People Helping People: A History of the Maine Credit Union Movement
Credit Union History - "People Helping People," is a well-used credit union slogan, and also, it turns out, a common title for books about state movements. Edward M. Walters used the phrase for his 2009 history of credit unionism in Texas, but its first appearance seems to be on John W. Zerillo and Ted Desveaux's 2004 book People Helping People: A History of the Maine Credit Union Movement.
Though commissioned and published by the Maine Credit Union League, Zerillo and Desveaux's work is especially interesting because, unlike many other trade-association supported histories, it doesn't treat the development of its sponsoring organization as a proxy for the history of the movement as a whole. While the Maine Credit Union League is the focus of one quite readable and interesting chapter, the most fascinating parts of the book come when the authors tell stories of early credit unionism that highlight the culture of the early credit union movement.

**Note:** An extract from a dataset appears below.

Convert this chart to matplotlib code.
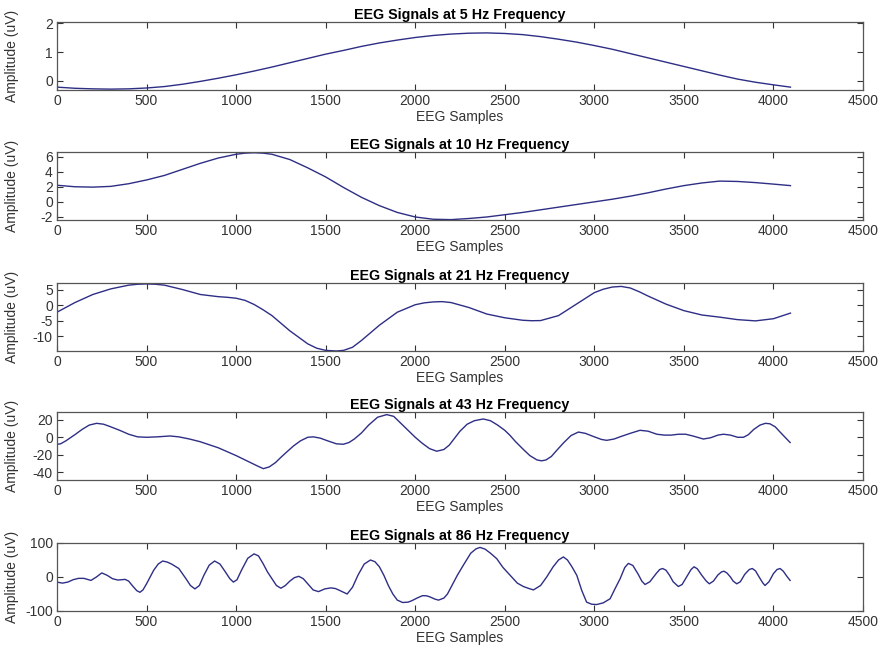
import numpy as np
import matplotlib
matplotlib.use('Agg')
import matplotlib.pyplot as plt

plt.rcParams['font.family'] = ['Liberation Sans', 'DejaVu Sans']
plt.rcParams['axes.unicode_minus'] = False

# values (sample index, amplitude in uV)
freqs = [5, 10, 21, 43, 86]

x1 = [0, 100, 200, 300, 400, 500, 600, 700, 800, 900, 1000, 1100, 1200, 1300, 1400,
      1500, 1600, 1700, 1800, 1900, 2000, 2100, 2200, 2300, 2400, 2500, 2600, 2700,
      2800, 2900, 3000, 3100, 3200, 3300, 3400, 3500, 3600, 3700, 3800, 3900, 4000, 4095]
y1 = [-0.22, -0.26, -0.28, -0.29, -0.28, -0.25, -0.2, -0.12, -0.02, 0.09, 0.21, 0.34,
      0.48, 0.63, 0.78, 0.93, 1.06, 1.2, 1.32, 1.42, 1.51, 1.58, 1.63, 1.66, 1.67, 1.65,
      1.61, 1.54, 1.45, 1.35, 1.23, 1.1, 0.95, 0.8, 0.65, 0.5, 0.35, 0.2, 0.06, -0.05,
      -0.14, -0.22]

x2 = [0, 100, 200, 300, 400, 500, 600, 700, 800, 900, 1000, 1050, 1100, 1150, 1200,
      1300, 1400, 1500, 1600, 1700, 1800, 1900, 2000, 2100, 2200, 2300, 2400, 2500,
      2600, 2700, 2800, 2900, 3000, 3100, 3200, 3300, 3400, 3500, 3600, 3700, 3800,
      3900, 4000, 4095]
y2 = [2.2, 2.0, 1.95, 2.05, 2.4, 2.9, 3.5, 4.3, 5.1, 5.8, 6.3, 6.45, 6.5, 6.45, 6.3,
      5.6, 4.5, 3.3, 1.9, 0.6, -0.5, -1.4, -2.0, -2.3, -2.35, -2.2, -2.0, -1.7, -1.4,
      -1.05, -0.7, -0.35, 0.0, 0.35, 0.75, 1.2, 1.7, 2.15, 2.5, 2.75, 2.7, 2.55, 2.35,
      2.15]

x3 = [0, 100, 200, 300, 400, 450, 500, 550, 600, 700, 800, 900, 950, 1000, 1050, 1100,
      1150, 1200, 1300, 1400, 1450, 1500, 1560, 1600, 1650, 1700, 1800, 1900, 2000,
      2050, 2100, 2150, 2200, 2300, 2400, 2500, 2600, 2650, 2700, 2800, 2900, 3000,
      3050, 3100, 3150, 3200, 3250, 3300, 3400, 3500, 3600, 3700, 3800, 3900, 4000, 4095]
y3 = [-2.3, 0.8, 3.4, 5.2, 6.4, 6.7, 6.8, 6.7, 6.4, 5.0, 3.4, 2.7, 2.5, 2.2, 1.5, 0.2,
      -1.5, -3.4, -8.3, -12.5, -13.9, -14.6, -14.8, -14.6, -13.6, -11.4, -6.5, -2.3,
      0.1, 0.7, 1.0, 1.1, 0.8, -0.8, -2.9, -4.1, -4.9, -5.05, -5.0, -3.4, 0.3, 4.0,
      5.1, 5.8, 6.0, 5.5, 4.3, 2.9, 0.3, -1.8, -3.2, -3.9, -4.7, -5.1, -4.4, -2.6]

x4 = [0, 20, 50, 100, 140, 180, 221, 260, 300, 350, 400, 450, 500, 560, 631, 680, 740,
      798, 900, 1000, 1080, 1120, 1152, 1185, 1220, 1250, 1282, 1320, 1360, 1400, 1431,
      1470, 1510, 1560, 1599, 1630, 1660, 1700, 1740, 1790, 1841, 1880, 1920, 1960,
      2000, 2040, 2080, 2120, 2160, 2190, 2220, 2250, 2290, 2330, 2380, 2420, 2460,
      2500, 2530, 2560, 2604, 2640, 2680, 2706, 2730, 2760, 2790, 2830, 2870, 2911,
      2950, 3000, 3040, 3069, 3110, 3150, 3200, 3255, 3300, 3349, 3390, 3430, 3470,
      3510, 3550, 3609, 3650, 3690, 3721, 3760, 3800, 3833, 3860, 3890, 3925, 3955,
      3980, 4010, 4037, 4065, 4093]
y4 = [-8, -7.5, -4, 3, 9, 14, 16, 15, 12, 8, 3.5, 0.5, 0, 0.5, 1.5, 0.5, -2, -5, -12,
      -21, -29, -33, -36, -34, -29, -23, -17, -10, -4, 0, 0.5, -1, -4, -7.5, -8, -6,
      -2, 5, 14, 23, 26, 24, 16, 8, 0, -7, -13, -16, -14, -9, -1, 7, 15, 19, 21, 19, 14,
      8, 2, -5, -14, -21, -26, -27, -26, -22, -15, -6, 2, 6, 4.5, 0.5, -2.5, -3.5, -2,
      1, 4.5, 8, 7, 3.5, 2.5, 2.5, 3.5, 3.5, 1.5, -2, -0.5, 2.5, 3.5, 2.5, 0, 0, 3, 9,
      14, 16, 15.5, 12, 6, 0, -6]

x5 = [0, 30, 60, 90, 120, 150, 190, 220, 250, 280, 310, 340, 380, 400, 420, 445, 463,
      480, 500, 520, 540, 565, 590, 615, 640, 680, 720, 745, 770, 795, 820, 850, 880,
      910, 940, 965, 985, 1005, 1030, 1065, 1100, 1125, 1150, 1175, 1200, 1225, 1250,
      1275, 1300, 1325, 1350, 1375, 1400, 1430, 1460, 1495, 1530, 1555, 1580, 1620,
      1650, 1680, 1715, 1750, 1775, 1800, 1825, 1850, 1875, 1900, 1930, 1960, 1980,
      2010, 2040, 2060, 2080, 2110, 2130, 2160, 2180, 2200, 2235, 2269, 2310, 2340,
      2362, 2390, 2420, 2455, 2490, 2530, 2570, 2604, 2630, 2660, 2700, 2734, 2770,
      2800, 2827, 2850, 2875, 2902, 2930, 2957, 2985, 3013, 3050, 3088, 3115, 3144,
      3170, 3190, 3215, 3245, 3265, 3283, 3310, 3345, 3365, 3381, 3400, 3420, 3440,
      3469, 3490, 3515, 3540, 3557, 3575, 3600, 3625, 3642, 3665, 3690, 3710, 3724,
      3740, 3760, 3775, 3795, 3815, 3840, 3865, 3882, 3900, 3920, 3940, 3953, 3975,
      4000, 4020, 4037, 4055, 4075, 4093]
y5 = [-15, -18, -15, -8, -4, -4, -10, 0, 12, 5, -5, -9, -7, -12, -25, -40, -45, -38,
      -20, 0, 20, 38, 47, 44, 38, 25, -5, -25, -35, -25, 5, 35, 47, 38, 15, -5, -15, -8,
      20, 55, 68, 62, 40, 15, -5, -25, -33, -25, -12, -2, 2, -5, -20, -38, -43, -35,
      -32, -34, -40, -50, -30, 5, 38, 50, 45, 30, 5, -25, -50, -68, -75, -74, -70, -62,
      -55, -55, -58, -65, -68, -62, -50, -30, 5, 35, 70, 83, 87, 82, 70, 54, 28, 5, -18,
      -28, -33, -38, -25, 0, 30, 50, 59, 50, 30, 5, -40, -74, -80, -81, -76, -64, -35,
      -5, 28, 40, 34, 8, -12, -22, -14, 10, 22, 25, 20, 5, -14, -28, -22, 0, 22, 30,
      24, 5, -12, -20, -12, 6, 15, 17, 12, 0, -12, -20, -14, 8, 22, 25, 18, 0, -17,
      -25, -14, 10, 22, 25, 17, 2, -10]

xs = [x1, x2, x3, x4, x5]
ys = [y1, y2, y3, y4, y5]
ylims = [(-0.32, 2.05), (-2.4, 6.6), (-14.8, 7.1), (-49, 29), (-100, 100)]
yticks = [[0, 1, 2], [-2, 0, 2, 4, 6], [-10, -5, 0, 5], [-40, -20, 0, 20], [-100, 0, 100]]

fig = plt.figure(figsize=(8.85, 6.5), dpi=100)
tops = [22, 152, 283, 412, 543]
h = 68

for k in range(5):
    ax = fig.add_axes([57 / 885, 1 - (tops[k] + h) / 650, 806 / 885, h / 650])
    ax.plot(xs[k], ys[k], color='#2e2e86', lw=1.0)
    ax.set_xlim(0, 4500)
    ax.set_ylim(*ylims[k])
    ax.set_xticks(range(0, 4501, 500))
    ax.set_yticks(yticks[k])
    ax.tick_params(direction='in', length=4, top=True, right=True, labelsize=10,
                   colors='#333333', pad=3)
    for s in ax.spines.values():
        s.set_color('#555555')
        s.set_linewidth(0.9)
    ax.set_title('EEG Signals at %d Hz Frequency' % freqs[k], fontsize=10.3,
                 fontweight='bold', pad=2)
    ax.set_xlabel('EEG Samples', fontsize=10, color='#333333', labelpad=1)
    ax.set_ylabel('Amplitude (uV)', fontsize=10, color='#333333')
    ax.yaxis.set_label_coords(-0.047, 0.5)

plt.savefig('out.png', dpi=100)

Whether recounting the often strange logistics of running a credit union out of one's home (such as being woken up at 4:00 AM on Christmas morning to make a loan to a member who needed to visit a sick relative in Canada) or recalling the purpose of the very first loan made by Ste. Famille FCU (to buy a milk cow, of which the book contains a photo), such personal accounts powerfully convey the sense of purpose felt by early credit union volunteers. While modern credit unions still use the term "movement" (with some temporary lapses of "industry" from time to time), People Helping People's oral history component helps communicate what that term meant to previous generations of credit unionists.

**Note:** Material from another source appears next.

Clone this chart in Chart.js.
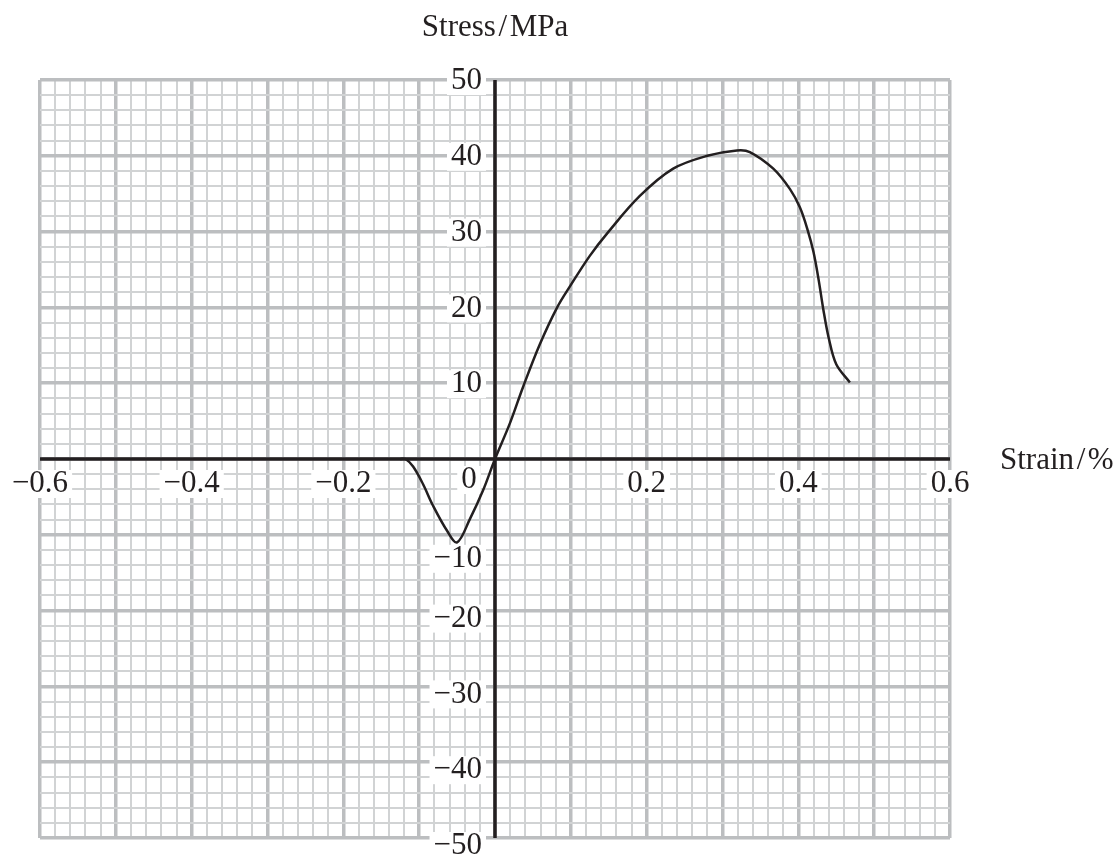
<!DOCTYPE html>
<html>
<head>
<meta charset="utf-8">
<script src="https://cdn.jsdelivr.net/npm/chart.js@4"></script>
<style>
  body { margin: 0; background: #fff; }
  #wrap { width: 1120px; height: 862px; }
</style>
</head>
<body>
<div id="wrap"><canvas id="stressChart"></canvas></div>
<script>
// curve
const strain = [-0.125, -0.118, -0.108, -0.095, -0.082, -0.063, -0.05, -0.033, -0.016, 0,
    0.02, 0.037, 0.059, 0.082, 0.099, 0.125, 0.149, 0.191, 0.235, 0.28, 0.319, 0.336,
    0.367, 0.389, 0.402, 0.412, 0.42, 0.427, 0.433, 0.44, 0.45, 0.468];
const stress = [0, 0, -1, -3.3, -6.1, -9.5, -11, -7.9, -4.2, 0,
    4.8, 9.5, 15.1, 20, 22.8, 26.8, 29.9, 34.7, 38.3, 40, 40.7, 40.5,
    38.3, 35.6, 33.2, 30.3, 27.3, 23.5, 19.7, 16, 12.5, 10.1];

const xLabels = [-0.6, -0.4, -0.2, 0.2, 0.4, 0.6];
const yLabels = [50, 40, 30, 20, 10, -10, -20, -30, -40, -50];

const ink = "#231f20";
const majorGrid = "#bcbec0";
const minorGrid = "#d1d3d4";
const font = '31px "Liberation Serif", "Times New Roman", serif';

const fmt = v => (v < 0 ? "\u2212" : "") + Math.abs(v);

// =====================================
// axes through the origin + labels
// =====================================
const axesPlugin = {
    id: "axesThroughOrigin",
    beforeDatasetsDraw(chart) {
        const { ctx, scales: { x, y } } = chart;
        const x0 = x.getPixelForValue(0);
        const y0 = y.getPixelForValue(0);
        ctx.save();

        ctx.strokeStyle = ink;
        ctx.lineWidth = 3.5;
        ctx.beginPath();
        ctx.moveTo(x.left, y0);
        ctx.lineTo(x.right, y0);
        ctx.moveTo(x0, y.top);
        ctx.lineTo(x0, y.bottom);
        ctx.stroke();

        ctx.font = font;
        ctx.textBaseline = "middle";
        ctx.textAlign = "left";
        const label = (text, px, py, align) => {
            const w = ctx.measureText(text).width;
            const left = align === "right" ? px - w : px - w / 2;
            ctx.fillStyle = "#fff";
            ctx.fillRect(left - 4, py - 14, w + 8, 28);
            ctx.fillStyle = ink;
            ctx.fillText(text, left, py);
        };

        xLabels.forEach(v => label(fmt(v), x.getPixelForValue(v), y0 + 25, "center"));
        yLabels.forEach(v => {
            // the -10 label sits lower, clear of the curve's dip
            const dy = v === -10 ? 24 : (v < 0 ? 8 : 1);
            label(fmt(v), x0 - 13, y.getPixelForValue(v) + dy, "right");
        });
        label("0", x0 - 26, y0 + 21, "center");

        ctx.fillStyle = ink;
        ctx.textAlign = "center";
        ctx.fillText("Stress\u200a/\u200aMPa", x0, 28);
        ctx.textAlign = "left";
        ctx.fillText("Strain\u200a/\u200a%", x.right + 50, y0 + 2);
        ctx.restore();
    }
};

const isMajorX = v => Math.abs(Math.round(v * 100)) % 10 === 0;
const isMajorY = v => Math.abs(Math.round(v)) % 10 === 0;

new Chart(document.getElementById("stressChart"), {
    type: "line",
    data: {
        datasets: [{
            data: strain.map((s, i) => ({ x: s, y: stress[i] })),
            borderColor: ink,
            borderWidth: 2.5,
            pointRadius: 0,
            tension: 0.35,
            fill: false
        }]
    },
    options: {
        responsive: true,
        maintainAspectRatio: false,
        animation: false,
        layout: { padding: { left: 40, right: 170, top: 80, bottom: 24 } },
        plugins: { legend: { display: false }, tooltip: { enabled: false } },
        scales: {
            x: {
                type: "linear",
                min: -0.6,
                max: 0.6,
                afterFit: s => { s.height = 0; },
                ticks: { display: false, stepSize: 0.02, autoSkip: false, maxTicksLimit: 100 },
                border: { display: false },
                grid: {
                    drawTicks: false,
                    color: c => isMajorX(c.tick.value) ? majorGrid : minorGrid,
                    lineWidth: c => isMajorX(c.tick.value) ? 3.5 : 2
                }
            },
            y: {
                type: "linear",
                min: -50,
                max: 50,
                afterFit: s => { s.width = 0; },
                ticks: { display: false, stepSize: 2, autoSkip: false, maxTicksLimit: 100 },
                border: { display: false },
                grid: {
                    drawTicks: false,
                    color: c => isMajorY(c.tick.value) ? majorGrid : minorGrid,
                    lineWidth: c => isMajorY(c.tick.value) ? 3.5 : 2
                }
            }
        }
    },
    plugins: [axesPlugin]
});
</script>
</body>
</html>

Since the Maine Legislature was very late in passing a state-wide credit union law, only three credit unions were founded (thanks to special acts of the Legislature) prior to the passage of the Federal Credit Union Act in 1934. As a result of their unorthodox way in which they were established, these credit unions had a variety of idiosyncrasies, such as a huge, twenty-four person board of directors and extra-restrictive membership requirements, that set them apart from the rest of the movement for decades.